The second method can be realized as the following:
- Collect all the $U$-vectors as columns of the matrix $A$ and all the $V$-vectors as columns of the matrix $B$.
- Calculate $\dim(U)=\operatorname{rank}A$, $\dim(V)=\operatorname{rank}B$, $\dim(U+V)=\operatorname{rank}[A\ B]$.
- Calculate $\dim(U\cap V)$ using the formula above.

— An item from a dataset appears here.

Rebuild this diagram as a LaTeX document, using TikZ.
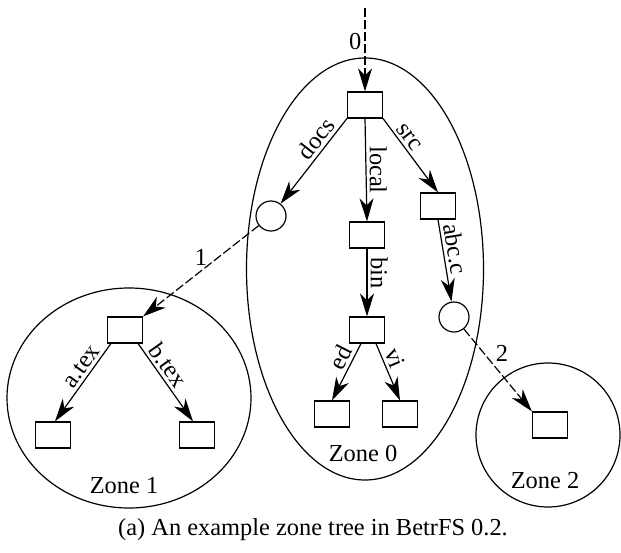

P.S. In your attempt: the nullspace you've got $$ \begin{pmatrix}-2y-5z & 5y+6z & y+2z & y & z\end{pmatrix}^T $$ is exactly all the coefficients $(a,b,x,y,z)$ such that the corresponding linear combinations with $(a,b)$, or with $(x,y,z)$, generate the subspace $U\cap V$ (because you were looking for linear combinations from $U$ that were equal to linear combinations from $V$). Let's take, for example, $(a,b)$ in $U$ $$ \begin{bmatrix} 1 & 1\\ 3 & 4\\ -3 & -1\\ -1 & -2\\ -4 & -2 \end{bmatrix} \begin{bmatrix} a\\ b \end{bmatrix}= \begin{bmatrix} 1 & 1\\ 3 & 4\\ -3 & -1\\ -1 & -2\\ -4 & -2 \end{bmatrix} \begin{bmatrix} -2y-5z\\ 5y+6z \end{bmatrix}= \begin{bmatrix} 1 & 1\\ 3 & 4\\ -3 & -1\\ -1 & -2\\ -4 & -2 \end{bmatrix} \begin{bmatrix} -2 & -5\\ 5 & 6 \end{bmatrix} \begin{bmatrix} y\\ z \end{bmatrix}= \underbrace{\begin{bmatrix} 3 & 1\\ 14 & 9\\ 1 & 9\\ -8 & -7\\ -2 & 8 \end{bmatrix}}_{\text{basis of }U\cap V} \begin{bmatrix} y\\ z \end{bmatrix}. $$ The dimension of $U\cap V$ is, thus, $2$ (as the two columns are linearly independent).
Hint: $Dim(U + V) = Dim(U) + Dim(V) - Dim (U\cap V)$.